Nearly every economist believes that, all else equal, low marginal rates are better than high rates. That’s because while all taxes throw some sand in the economic gears, low rates throw in somewhat less and thus are more economically efficient. With low rates, people are more likely to make decisions based on economic fundamentals. When rates are high, they make choices just to save taxes and can make some really stupid decisions.
But Krugman is not making an efficiency argument. I suspect he knows better. He is making a fairness argument. But if you want to talk fairness, it is pointless to look at marginal rates. Instead, you want to look at average tax rates. In other words, what share of their total income do people pay in taxes and how does that compare to what others pay?
And if you ask that question, you get a completely different answer than the left claims. The Tax Policy Center calculated average effective federal tax rates-- including individual and corporate income taxes, payroll taxes and estate taxes-- for both plans. It turns out that under both Bowles-Simpson and Rivlin-Domenici, average rates go up—and not down—for high earners (and for nearly everyone else, for that matter. They are deficit reduction plans, after all).

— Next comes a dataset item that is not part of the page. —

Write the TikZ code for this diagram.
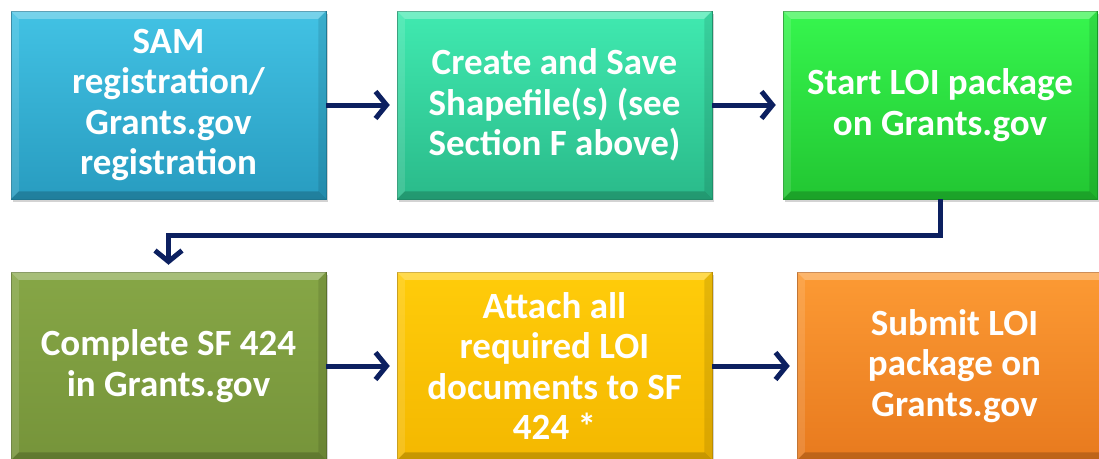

Take Bowles-Simpson. While it proposes several reform alternatives, TPC looked the one that eliminates all deductions, exclusions, and exemptions except for the earned income credit and the child credit. Measured against current policy (that is, assuming the Bush-era tax cuts continue), the average rate under this plan would rise from 21.7 percent to 23.9 percent. To focus on the high-earners that so trouble the left, those in the top 20 percent would face an increase in their average rate from 26.1 percent to 28.5 percent.
The highest earning 0.1 percent of households would see their average rate rise from 32.9 percent to 38.1 percent. Thus, while their marginal rate would fall from 35 percent to 24 percent, their average rate would go way up. Those very top earners, btw, would pay about $500,000 more in taxes under Bowles-Simpson once the plan is fully effective in 2015.

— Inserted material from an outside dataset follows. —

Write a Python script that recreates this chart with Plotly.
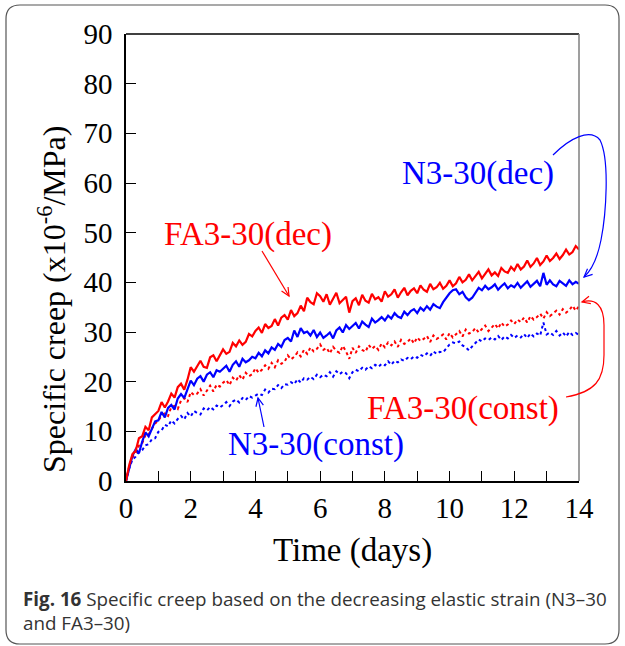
import math
import plotly.graph_objects as go

# ---------------- data ----------------
days = [round(i * 0.1, 1) for i in range(141)]

fa_dec = [0, 3.2, 5.4, 6.1, 8.6, 9.0, 10.9, 10.2, 12.8, 13.5,
          14.1, 15.9, 14.8, 16.0, 17.6, 16.8, 18.9, 19.6, 18.4, 20.4,
          22.9, 22.0, 23.1, 24.2, 23.0, 22.8, 24.9, 25.3, 24.1, 25.2,
          26.5, 25.6, 26.0, 27.8, 27.1, 28.3, 27.4, 28.0, 29.6, 29.1,
          30.2, 30.9, 29.8, 31.6, 30.8, 31.2, 32.6, 31.3, 32.9, 33.4,
          32.5, 34.4, 33.2, 33.8, 35.3, 34.2, 36.9, 36.0, 35.6, 37.8,
          37.2, 36.1, 37.6, 35.5, 36.6, 37.9, 35.8, 36.4, 37.1, 33.9,
          36.2, 36.8, 35.4, 37.5, 36.3, 35.9, 37.7, 36.6, 37.0, 36.1,
          38.2, 37.1, 37.6, 38.6, 36.9, 38.0, 38.9, 37.4, 38.3, 38.8,
          37.8, 39.4, 38.5, 38.1, 39.7, 38.6, 39.0, 39.9, 38.7, 39.3,
          40.4, 39.2, 39.8, 41.1, 40.0, 40.5, 41.6, 40.4, 41.2, 42.1,
          40.8, 41.7, 42.6, 41.4, 42.0, 41.3, 42.9, 42.2, 41.9, 43.1,
          42.4, 43.7, 42.6, 43.2, 44.4, 43.1, 43.8, 44.9, 43.5, 44.2,
          45.4, 44.3, 44.9, 45.8, 44.7, 45.5, 46.6, 45.6, 46.1, 47.3,
          46.6]

n_dec = [0, 2.8, 5.1, 6.4, 5.6, 7.9, 9.8, 9.0, 10.6, 12.0,
         12.2, 13.9, 12.8, 14.7, 15.3, 14.4, 16.6, 17.5, 16.7, 18.3,
         20.2, 19.3, 20.6, 21.1, 20.0, 21.4, 21.9, 20.9, 22.3, 22.0,
         22.6, 23.2, 22.0, 23.4, 24.1, 23.0, 24.6, 23.9, 24.3, 25.0,
         24.7, 25.8, 25.1, 26.3, 25.7, 26.9, 26.4, 27.6, 27.0, 28.4,
         28.8, 28.1, 30.3, 29.0, 30.8, 29.8, 30.1, 29.3, 30.4, 29.0,
         29.9, 28.8, 29.3, 29.9, 28.7, 30.3, 30.9, 29.9, 31.4, 30.6,
         31.2, 31.8, 30.7, 32.1, 31.5, 31.0, 32.7, 31.9, 32.4, 33.0,
         32.3, 33.3, 32.7, 33.8, 33.1, 32.8, 34.1, 33.4, 34.2, 34.6,
         33.8, 34.9, 34.3, 35.2, 34.5, 35.6, 35.1, 34.8, 36.0, 36.9,
         37.8, 38.4, 38.6, 37.6, 38.1, 37.0, 36.4, 36.9, 37.9, 38.9,
         38.4, 39.3, 38.6, 39.0, 39.6, 38.5, 39.2, 39.8, 38.8, 39.4,
         39.0, 39.9, 38.9, 39.5, 40.2, 39.1, 39.7, 40.3, 39.2, 41.9,
         39.5, 40.4, 39.6, 39.2, 40.3, 39.8, 39.3, 40.4, 39.6, 40.1,
         39.7]

fa_const = [0, 3.0, 4.8, 5.7, 7.1, 7.6, 9.2, 9.4, 10.5, 11.6,
            12.1, 13.2, 13.6, 13.1, 14.9, 15.1, 14.5, 16.2, 16.7, 15.9,
            17.9, 17.3, 17.6, 18.5, 17.2, 18.1, 19.2, 18.0, 19.4, 19.0,
            19.8, 20.3, 19.3, 20.8, 20.2, 21.3, 20.4, 21.8, 21.1, 21.5,
            22.7, 21.8, 22.4, 23.3, 22.6, 23.8, 22.9, 24.3, 23.6, 24.0,
            25.3, 24.5, 25.0, 25.9, 25.1, 26.4, 25.6, 26.9, 26.1, 26.6,
            27.5, 26.4, 26.8, 25.7, 27.0, 26.2, 25.8, 27.2, 26.1, 24.6,
            26.8, 25.8, 27.1, 26.4, 26.0, 27.4, 26.6, 27.2, 26.4, 27.7,
            26.9, 27.9, 27.3, 28.1, 27.0, 28.4, 27.6, 28.0, 28.7, 27.7,
            28.9, 28.2, 28.6, 29.2, 28.0, 29.3, 28.6, 29.0, 29.5, 28.5,
            29.8, 28.9, 29.6, 30.2, 29.1, 30.5, 29.7, 30.0, 30.8, 29.9,
            30.6, 31.3, 30.2, 31.0, 31.6, 30.7, 31.9, 31.1, 31.5, 32.3,
            31.6, 32.5, 32.0, 32.9, 31.9, 33.2, 32.5, 33.0, 33.7, 32.7,
            34.0, 33.2, 33.8, 34.3, 33.5, 34.6, 33.9, 34.4, 35.3, 34.3,
            35.2]

n_const = [0, 2.6, 4.3, 4.9, 5.8, 6.2, 7.2, 7.4, 8.4, 8.6,
           9.9, 10.2, 11.3, 11.0, 12.2, 11.6, 12.5, 13.1, 12.4, 13.7,
           13.0, 14.1, 13.7, 13.4, 14.6, 14.2, 14.9, 14.4, 15.2, 14.8,
           15.3, 15.9, 15.1, 16.0, 16.4, 15.8, 16.7, 16.3, 17.1, 16.8,
           17.2, 17.6, 17.3, 18.4, 17.8, 18.6, 18.5, 19.3, 18.7, 19.5,
           19.4, 19.9, 19.5, 20.5, 19.8, 20.7, 20.4, 21.0, 20.5, 21.4,
           20.9, 21.4, 21.1, 21.9, 21.0, 22.1, 21.5, 22.0, 21.7, 20.7,
           21.9, 22.4, 22.1, 22.8, 22.4, 23.1, 22.7, 23.4, 23.0, 23.6,
           23.3, 24.1, 23.4, 24.2, 23.9, 24.5, 24.2, 24.8, 24.5, 25.1,
           24.8, 25.4, 25.1, 25.7, 25.2, 26.1, 25.6, 26.0, 25.9, 26.7,
           27.5, 27.9, 27.7, 28.1, 27.3, 26.9, 26.3, 27.1, 27.7, 28.5,
           28.1, 28.7, 28.4, 28.9, 28.5, 29.2, 28.4, 29.1, 28.7, 29.4,
           28.8, 29.3, 28.9, 29.6, 28.8, 29.7, 29.1, 29.7, 29.3, 31.9,
           29.5, 29.9, 29.4, 30.2, 29.3, 29.9, 29.1, 30.0, 29.4, 29.8,
           29.4]

x_ticks = [0, 2, 4, 6, 8, 10, 12, 14]
y_ticks = [0, 10, 20, 30, 40, 50, 60, 70, 80, 90]

RED = "#ff0000"
BLUE = "#0000ff"
SERIF = "Liberation Serif, Times New Roman, serif"

# ---------------- layout geometry (pixels) ----------------
W, H = 625, 646
L, R, T, B = 126, 579, 34, 481   # plot area edges


def px(x, y):
    """pixel -> paper coordinates"""
    return (x - L) / (R - L), (B - y) / (B - T)


def path(cmds):
    out = []
    for c in cmds:
        if isinstance(c, str):
            out.append(c)
        else:
            a, b = px(*c)
            out.append(f"{a:.5f},{b:.5f}")
    return " ".join(out)


fig = go.Figure()
fig.add_trace(go.Scatter(x=days, y=n_const, mode="lines",
                         line=dict(color=BLUE, width=2, dash="dot"), name="N3-30(const)"))
fig.add_trace(go.Scatter(x=days, y=fa_const, mode="lines",
                         line=dict(color=RED, width=2, dash="dot"), name="FA3-30(const)"))
fig.add_trace(go.Scatter(x=days, y=n_dec, mode="lines",
                         line=dict(color=BLUE, width=2.2), name="N3-30(dec)"))
fig.add_trace(go.Scatter(x=days, y=fa_dec, mode="lines",
                         line=dict(color=RED, width=2.2), name="FA3-30(dec)"))

shapes = []
# top and right frame lines
shapes.append(dict(type="line", xref="paper", yref="paper", x0=0, x1=1, y0=1, y1=1,
                   line=dict(color="black", width=1.5)))
shapes.append(dict(type="line", xref="paper", yref="paper", x0=1, x1=1, y0=0, y1=1,
                   line=dict(color="#7f7f7f", width=1.5)))

# outer rounded border
x0b, x1b, y0b, y1b, r = 6, 619, 5, 644, 14
shapes.append(dict(type="path", xref="paper", yref="paper",
                   path=path(["M", (x0b + r, y0b), "L", (x1b - r, y0b), "Q", (x1b, y0b), (x1b, y0b + r),
                              "L", (x1b, y1b - r), "Q", (x1b, y1b), (x1b - r, y1b),
                              "L", (x0b + r, y1b), "Q", (x0b, y1b), (x0b, y1b - r),
                              "L", (x0b, y0b + r), "Q", (x0b, y0b), (x0b + r, y0b), "Z"]),
                   line=dict(color="#555555", width=1.2)))


def arrow_head(tip, frm, color, size=9):
    dx, dy = frm[0] - tip[0], frm[1] - tip[1]
    d = math.hypot(dx, dy)
    ux, uy = dx / d, dy / d
    ang = math.radians(25)
    p1 = (tip[0] + size * (ux * math.cos(ang) - uy * math.sin(ang)),
          tip[1] + size * (ux * math.sin(ang) + uy * math.cos(ang)))
    p2 = (tip[0] + size * (ux * math.cos(-ang) - uy * math.sin(-ang)),
          tip[1] + size * (ux * math.sin(-ang) + uy * math.cos(-ang)))
    return dict(type="path", xref="paper", yref="paper",
                path=path(["M", p1, "L", tip, "L", p2]),
                line=dict(color=color, width=1.2))


# FA3-30(dec) straight arrow
shapes.append(dict(type="path", xref="paper", yref="paper",
                   path=path(["M", (262, 251), "L", (289, 296)]), line=dict(color=RED, width=1.2)))
shapes.append(arrow_head((289, 296), (262, 251), RED))
# N3-30(const) straight arrow
shapes.append(dict(type="path", xref="paper", yref="paper",
                   path=path(["M", (264, 427), "L", (258, 398)]), line=dict(color=BLUE, width=1.2)))
shapes.append(arrow_head((258, 398), (264, 427), BLUE))
# N3-30(dec) curved arrow
shapes.append(dict(type="path", xref="paper", yref="paper",
                   path=path(["M", (553, 155), "C", (570, 138), (590, 128), (600, 140),
                              "C", (610, 160), (606, 215), (601, 240),
                              "C", (597, 260), (592, 270), (584, 277)]),
                   line=dict(color=BLUE, width=1.2)))
shapes.append(arrow_head((584, 277), (594, 268), BLUE))
# FA3-30(const) curved arrow
shapes.append(dict(type="path", xref="paper", yref="paper",
                   path=path(["M", (566, 397), "C", (595, 392), (604, 380), (604, 355),
                              "L", (604, 325), "C", (604, 305), (595, 298), (582, 302)]),
                   line=dict(color=RED, width=1.2)))
shapes.append(arrow_head((582, 302), (594, 299), RED))

annotations = []


def label(text, cx, cy, color):
    a, b = px(cx, cy)
    annotations.append(dict(text=text, x=a, y=b, xref="paper", yref="paper",
                            xanchor="center", yanchor="middle", showarrow=False,
                            font=dict(family=SERIF, size=33, color=color)))


label("FA3-30(dec)", 248, 234, RED)
label("N3-30(dec)", 478, 173, BLUE)
label("FA3-30(const)", 463, 408, RED)
label("N3-30(const)", 316, 444, BLUE)

# y-axis title (placed as annotation to match position)
a, b = px(52, 300)
annotations.append(dict(text="Specific creep (x10<sup>-6</sup>/MPa)", x=a, y=b, xref="paper", yref="paper",
                        xanchor="center", yanchor="middle", showarrow=False, textangle=-90,
                        font=dict(family=SERIF, size=32, color="black")))
# x-axis title
a, b = px(352, 550)
annotations.append(dict(text="Time (days)", x=a, y=b, xref="paper", yref="paper",
                        xanchor="center", yanchor="middle", showarrow=False,
                        font=dict(family=SERIF, size=33, color="black")))
# caption
a, b = px(21, 611)
annotations.append(dict(text="<b>Fig. 16</b> Specific creep based on the decreasing elastic strain (N3–30<br>and FA3–30)",
                        x=a, y=b, xref="paper", yref="paper", xanchor="left", yanchor="middle",
                        align="left", showarrow=False,
                        font=dict(family="Open Sans, sans-serif", size=18.8, color="#333333")))

fig.update_layout(
    width=W, height=H,
    margin=dict(l=L, r=W - R, t=T, b=H - B, pad=0),
    paper_bgcolor="white", plot_bgcolor="white",
    showlegend=False,
    shapes=shapes, annotations=annotations,
    xaxis=dict(range=[0, 14], tickvals=x_ticks, ticks="inside", ticklen=10, tickwidth=1.2,
               tickcolor="black", showline=True, linecolor="black", linewidth=1.5,
               showgrid=False, zeroline=False,
               minor=dict(dtick=1, ticks="inside", ticklen=10, tickwidth=1.2, tickcolor="black", showgrid=False),
               tickfont=dict(family=SERIF, size=29, color="black")),
    yaxis=dict(range=[0, 90], tickvals=y_ticks, ticks="inside", ticklen=10, tickwidth=1.2,
               tickcolor="black", showline=True, linecolor="black", linewidth=1.5,
               showgrid=False, zeroline=False, ticklabelstandoff=6,
               tickfont=dict(family=SERIF, size=29, color="black")),
)

fig.write_html("out.html", config={"displayModeBar": False},
               post_script="document.body.style.margin='0px';")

Rivlin-Domenci does even better if progressivity is your thing. TPC found average tax rates would go up for every income group, except the lowest 20 percent. Those in the top 20 percent of earners would pay an average rate of 31.6 percent, compared to 26.4 percent under current policy. The top one percent would pay an average rate of 35.8 percent, compared to 29.9 percent under the Bush-era tax cuts, and the top 0.1 percent would pay 40 percent, up from 32.6 percent. Once the Rivlin-Domenici plan is fully effective, TPC estimates this group would pay, on average, $730,000 more in taxes than they would have in 2018 if the Bush tax cuts had been extended.
Some of the reasons why high earners would pay more under both plans: Capital gains and dividends would be taxed as ordinary income and capital gains would be taxed at death. This would be a big deal since investment income is a very large share of what high-earners make. In addition, these same households would also lose the benefit of many other deductions, credits and exclusions that both plans would curtail. Thus, they’d be paying more tax on, for instance, employer-sponsored health insurance, pension contributions, and mortgage payments.
The story is somewhat different if you prefer to compare these plans to tax law in the Clinton years. But even if you do that, the very highest earners still pay a higher effective tax rate under either of the reform plans. It is true, however, that many in the upper middle-class would pay slightly lower effective rates under Bowles-Simpson than if the Bush tax cuts had been allowed to expire.
We can certainly argue about whether either of these plans is progressive enough. And they could be easily adjusted to raise taxes more at the top or less at the bottom, if that is your taste. But to imply that they are a huge tax cut for the rich is plain wrong.